● **OBJECTIVE**
Leave the pictures out and copy exactly the lines from the line containing "Write the Chart.js code for this chart." to the line containing "const points = envolDays.map((x, i)", both lines included.

● **STORED ROWS**
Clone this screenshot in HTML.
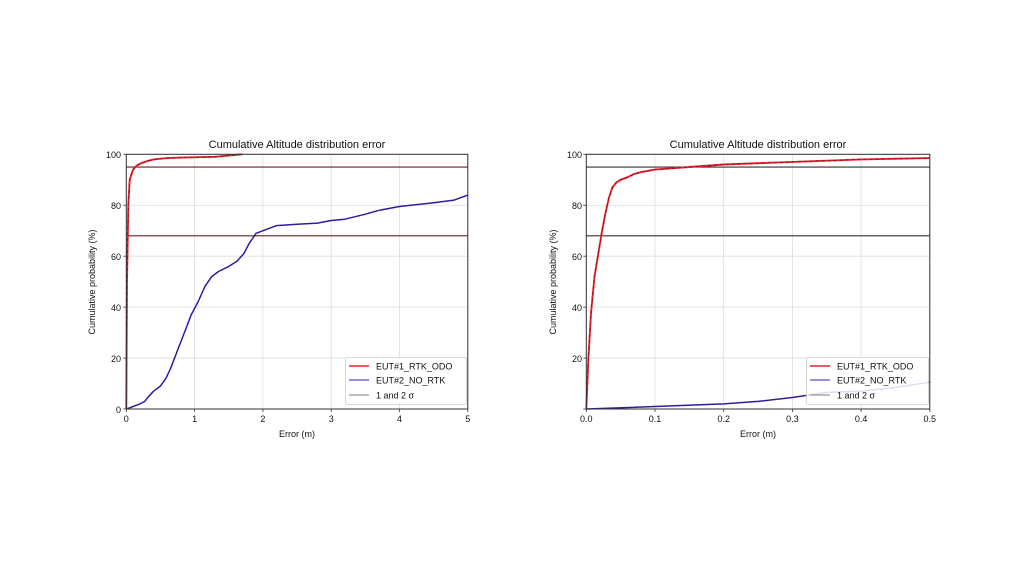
<!DOCTYPE html>
<html><head><meta charset="utf-8"><style>
html,body{margin:0;padding:0;background:#fff;width:1024px;height:576px;overflow:hidden}
svg text{font-family:"Liberation Sans","DejaVu Sans",sans-serif;fill:#111}
</style></head><body>
<svg id="s" width="1024" height="576" viewBox="0 0 1024 576">
<rect width="1024" height="576" fill="#fff"/>
<g id="g1"></g><g id="g2"></g>
<text x="297" y="148" font-size="11" text-anchor="middle">Cumulative Altitude distribution error</text>
<g font-size="9" text-anchor="end">
<text x="121" y="158">100</text><text x="121" y="209">80</text><text x="121" y="260">60</text><text x="121" y="311">40</text><text x="121" y="362">20</text><text x="121" y="413">0</text>
</g>
<g font-size="9" text-anchor="middle">
<text x="126.3" y="422">0</text><text x="194.6" y="422">1</text><text x="262.9" y="422">2</text><text x="331.2" y="422">3</text><text x="399.5" y="422">4</text><text x="467.8" y="422">5</text>
</g>
<text x="297" y="437" font-size="9" text-anchor="middle">Error (m)</text>
<text transform="translate(95,282) rotate(-90)" font-size="9" text-anchor="middle">Cumulative probability (%)</text>
<text x="758" y="148" font-size="11" text-anchor="middle">Cumulative Altitude distribution error</text>
<g font-size="9" text-anchor="end">
<text x="582" y="158">100</text><text x="582" y="209">80</text><text x="582" y="260">60</text><text x="582" y="311">40</text><text x="582" y="362">20</text>
</g>
<g font-size="9" text-anchor="middle">
<text x="586.3" y="422">0.0</text><text x="655" y="422">0.1</text><text x="723.7" y="422">0.2</text><text x="792.4" y="422">0.3</text><text x="861.1" y="422">0.4</text><text x="929.8" y="422">0.5</text>
</g>
<text x="758" y="437" font-size="9" text-anchor="middle">Error (m)</text>
<text transform="translate(556,282) rotate(-90)" font-size="9" text-anchor="middle">Cumulative probability (%)</text>
<g>
<rect x="345.5" y="357.5" width="121" height="47" fill="#fff" fill-opacity="0.85" stroke="#ccc" stroke-width="0.8" rx="2"/>
<line x1="349" y1="366" x2="369" y2="366" stroke="#e8202a" stroke-width="1.6"/>
<line x1="349" y1="380" x2="369" y2="380" stroke="#3a18c8" stroke-width="1"/>
<line x1="349" y1="395" x2="369" y2="395" stroke="#999" stroke-width="1.2"/>
<text x="376" y="369.5" font-size="9">EUT#1_RTK_ODO</text>
<text x="376" y="383.5" font-size="9">EUT#2_NO_RTK</text>
<text x="376" y="398.5" font-size="9">1 and 2 σ</text>
</g>
<g>
<rect x="806.5" y="357.5" width="122" height="47" fill="#fff" fill-opacity="0.85" stroke="#ccc" stroke-width="0.8" rx="2"/>
<line x1="810" y1="366" x2="830" y2="366" stroke="#e8202a" stroke-width="1.6"/>
<line x1="810" y1="380" x2="830" y2="380" stroke="#3a18c8" stroke-width="1"/>
<line x1="810" y1="395" x2="830" y2="395" stroke="#999" stroke-width="1.2"/>
<text x="837" y="369.5" font-size="9">EUT#1_RTK_ODO</text>
<text x="837" y="383.5" font-size="9">EUT#2_NO_RTK</text>
<text x="837" y="398.5" font-size="9">1 and 2 σ</text>
</g>
</svg>
<script>
function chart(gid,x0,x1,xmax,xt,red,blue,hcol){
 var y0=409,y1=154.3,g=document.getElementById(gid),h='';
 function X(v){return x0+(x1-x0)*v/xmax} function Y(v){return y0-(y0-y1)*v/100}
 for(var i=0;i<xt.length;i++){h+='<line x1="'+X(xt[i])+'" y1="'+y1+'" x2="'+X(xt[i])+'" y2="'+y0+'" stroke="#ddd" stroke-width="0.8"/>';
  h+='<line x1="'+X(xt[i])+'" y1="'+y0+'" x2="'+X(xt[i])+'" y2="'+(y0+3)+'" stroke="#333" stroke-width="0.8"/>';}
 for(var v=0;v<=100;v+=20){h+='<line x1="'+x0+'" y1="'+Y(v)+'" x2="'+x1+'" y2="'+Y(v)+'" stroke="#ddd" stroke-width="0.8"/>';
  h+='<line x1="'+(x0-3)+'" y1="'+Y(v)+'" x2="'+x0+'" y2="'+Y(v)+'" stroke="#333" stroke-width="0.8"/>';}
 function p(d){return d.map(function(q,i){return (i?'L':'M')+X(q[0]).toFixed(1)+','+Y(q[1]).toFixed(1)}).join('')}
 h+='<line x1="'+x0+'" y1="'+Y(95)+'" x2="'+x1+'" y2="'+Y(95)+'" stroke="'+hcol+'" stroke-width="1.1"/>';
 h+='<line x1="'+x0+'" y1="'+Y(68)+'" x2="'+x1+'" y2="'+Y(68)+'" stroke="'+hcol+'" stroke-width="1.1"/>';
 h+='<path d="'+p(blue)+'" fill="none" stroke="#3a18c8" stroke-width="1.5" stroke-linejoin="round"/>';
 h+='<path d="'+p(blue)+'" fill="none" stroke="#222" stroke-width="0.6" stroke-dasharray="3,3"/>';
 h+='<path d="'+p(red)+'" fill="none" stroke="#e8202a" stroke-width="1.9" stroke-linejoin="round"/>';
 h+='<path d="'+p(red)+'" fill="none" stroke="#5a1020" stroke-width="0.6" stroke-dasharray="3,3"/>';
 h+='<rect x="'+x0+'" y="'+y1+'" width="'+(x1-x0)+'" height="'+(y0-y1)+'" fill="none" stroke="#333" stroke-width="1"/>';
 g.innerHTML=h;
}
chart('g1',126.3,467.8,5,[0,1,2,3,4,5],
 [[0,0],[0.01,50],[0.03,80],[0.05,90],[0.1,94],[0.15,95.5],[0.2,96.3],[0.3,97.3],[0.4,98],[0.6,98.5],[0.8,98.7],[1.3,99],[1.5,99.5],[1.7,100]],
 [[0,0],[0.1,1],[0.2,2],[0.27,3],[0.33,5],[0.4,7],[0.5,9],[0.58,12],[0.65,16],[0.75,23],[0.85,30],[0.95,37],[1.05,42],[1.15,48],[1.25,52],[1.35,54],[1.5,56],[1.62,58],[1.72,61],[1.8,65],[1.9,69],[2.05,70.5],[2.2,72],[2.5,72.5],[2.8,73],[3.0,74],[3.2,74.5],[3.5,76.5],[3.7,78],[4.0,79.5],[4.5,81],[4.8,82],[5,84]],'#6a2020');
chart('g2',586.3,929.8,0.5,[0,0.1,0.2,0.3,0.4,0.5],
 [[0,0],[0.003,20],[0.007,38],[0.012,52],[0.018,62],[0.023,70],[0.028,77],[0.033,83],[0.038,87],[0.044,89],[0.05,90],[0.06,91],[0.07,92.3],[0.08,93],[0.1,94],[0.15,95],[0.2,96],[0.3,97],[0.4,98],[0.5,98.5]],
 [[0,0],[0.1,1],[0.2,2],[0.25,3],[0.3,4.5],[0.35,6.5],[0.4,7],[0.45,8.5],[0.5,10.5]],'#333');
</script>
</body></html>
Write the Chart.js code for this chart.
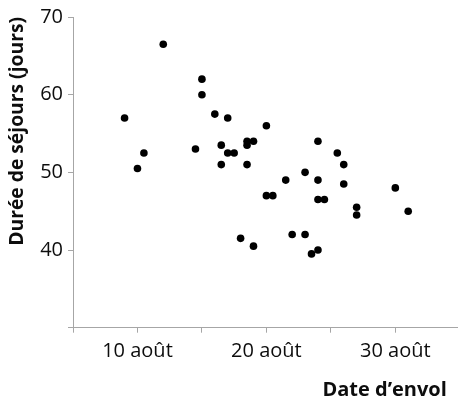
<!DOCTYPE html>
<html lang="fr">
<head>
  <meta charset="UTF-8">
  <meta name="viewport" content="width=device-width, initial-scale=1.0">
  <title>Durée de séjours</title>
  <style>
    html, body { margin: 0; padding: 0; background: #fff; }
    .chartContainer { width: 461px; height: 402px; }
  </style>
</head>
<body>
  <div class="chartContainer">
    <canvas id="myChart"></canvas>
  </div>
  <script src="https://cdn.jsdelivr.net/npm/chart.js"></script>
  <script>
    // date d'envol (jour d'août) et durée de séjour (jours)
    const envolDays = [9, 10, 10.5, 12, 14.5, 15, 15, 16, 17, 16.5, 17, 17.5, 16.5, 20, 18.5, 19, 18.5, 18.5, 24, 25.5,
      26, 23, 21.5, 24, 26, 30, 20, 20.5, 24, 24.5, 27, 27, 31, 18, 19, 22, 23, 24, 23.5]
    const sejourDays = [57, 50.5, 52.5, 66.5, 53, 62, 60, 57.5, 57, 53.5, 52.5, 52.5, 51, 56, 54, 54, 53.5, 51, 54, 52.5,
      51, 50, 49, 49, 48.5, 48, 47, 47, 46.5, 46.5, 45.5, 44.5, 45, 41.5, 40.5, 42, 42, 40, 39.5]

    const xTickValues = [5, 10, 15, 20, 25, 30]
    const xTickLabels = ['', '10 août', '', '20 août', '', '30 août']
    const yTickValues = [30, 40, 50, 60, 70]
    const yTickLabels = ['', '40', '50', '60', '70']

    const axisColor = '#a6a6a6'
    const textColor = '#0d0d0d'
    const fontFamily = '"Open Sans", "Noto Sans", sans-serif'

    const points = envolDays.map((x, i) => ({ x: x, y: sejourDays[i] }))

    const config = {
      type: 'scatter',
      data: {
        datasets: [{
          data: points,
          backgroundColor: '#000',
          borderWidth: 0,
          pointRadius: 3.8,
          pointHoverRadius: 3.8
        }]
      },
      options: {
        responsive: true,
        maintainAspectRatio: false,
        animation: false,
        layout: { padding: { top: 15, right: 0, bottom: 0, left: 0 } },
        plugins: {
          legend: { display: false },
          tooltip: { enabled: false }
        },
        scales: {
          x: {
            type: 'linear',
            min: 5,
            max: 34.8,
            afterBuildTicks: (scale) => {
              scale.ticks = xTickValues.map(v => ({ value: v }))
            },
            afterFit: (scale) => { scale.height = 74.3 },
            ticks: {
              autoSkip: false,
              maxRotation: 0,
              padding: 7,
              color: textColor,
              font: { family: fontFamily, size: 20 },
              callback: (value) => {
                const i = xTickValues.indexOf(value)
                return i >= 0 ? xTickLabels[i] : ''
              }
            },
            grid: { drawOnChartArea: false, drawTicks: true, tickLength: 5, color: axisColor },
            border: { display: true, color: axisColor, width: 1 },
            title: {
              display: true,
              text: 'Date d’envol\u00a0\u00a0',
              align: 'end',
              color: textColor,
              padding: 0,
              font: { family: fontFamily, size: 20, weight: 'bold' }
            }
          },
          y: {
            type: 'linear',
            min: 30,
            max: 70,
            afterBuildTicks: (scale) => {
              scale.ticks = yTickValues.map(v => ({ value: v }))
            },
            afterFit: (scale) => { scale.width = 73 },
            ticks: {
              padding: 5,
              color: textColor,
              font: { family: fontFamily, size: 20 },
              callback: (value) => {
                const i = yTickValues.indexOf(value)
                return i >= 0 ? yTickLabels[i] : ''
              }
            },
            grid: { drawOnChartArea: false, drawTicks: true, tickLength: 5, color: axisColor },
            border: { display: true, color: axisColor, width: 1 },
            title: {
              display: true,
              text: 'Durée de séjours (jours)',
              align: 'end',
              color: textColor,
              padding: { top: 6, bottom: 0 },
              font: { family: fontFamily, size: 19.3, weight: 'bold' }
            }
          }
        }
      }
    }

    const myChart = new Chart(document.getElementById('myChart'), config)
  </script>
</body>
</html>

● **COMPLETED EXERCISE**
Write the Chart.js code for this chart.
<!DOCTYPE html>
<html lang="fr">
<head>
  <meta charset="UTF-8">
  <meta name="viewport" content="width=device-width, initial-scale=1.0">
  <title>Durée de séjours</title>
  <style>
    html, body { margin: 0; padding: 0; background: #fff; }
    .chartContainer { width: 461px; height: 402px; }
  </style>
</head>
<body>
  <div class="chartContainer">
    <canvas id="myChart"></canvas>
  </div>
  <script src="https://cdn.jsdelivr.net/npm/chart.js"></script>
  <script>
    // date d'envol (jour d'août) et durée de séjour (jours)
    const envolDays = [9, 10, 10.5, 12, 14.5, 15, 15, 16, 17, 16.5, 17, 17.5, 16.5, 20, 18.5, 19, 18.5, 18.5, 24, 25.5,
      26, 23, 21.5, 24, 26, 30, 20, 20.5, 24, 24.5, 27, 27, 31, 18, 19, 22, 23, 24, 23.5]
    const sejourDays = [57, 50.5, 52.5, 66.5, 53, 62, 60, 57.5, 57, 53.5, 52.5, 52.5, 51, 56, 54, 54, 53.5, 51, 54, 52.5,
      51, 50, 49, 49, 48.5, 48, 47, 47, 46.5, 46.5, 45.5, 44.5, 45, 41.5, 40.5, 42, 42, 40, 39.5]

    const xTickValues = [5, 10, 15, 20, 25, 30]
    const xTickLabels = ['', '10 août', '', '20 août', '', '30 août']
    const yTickValues = [30, 40, 50, 60, 70]
    const yTickLabels = ['', '40', '50', '60', '70']

    const axisColor = '#a6a6a6'
    const textColor = '#0d0d0d'
    const fontFamily = '"Open Sans", "Noto Sans", sans-serif'

    const points = envolDays.map((x, i) => ({ x: x, y: sejourDays[i] }))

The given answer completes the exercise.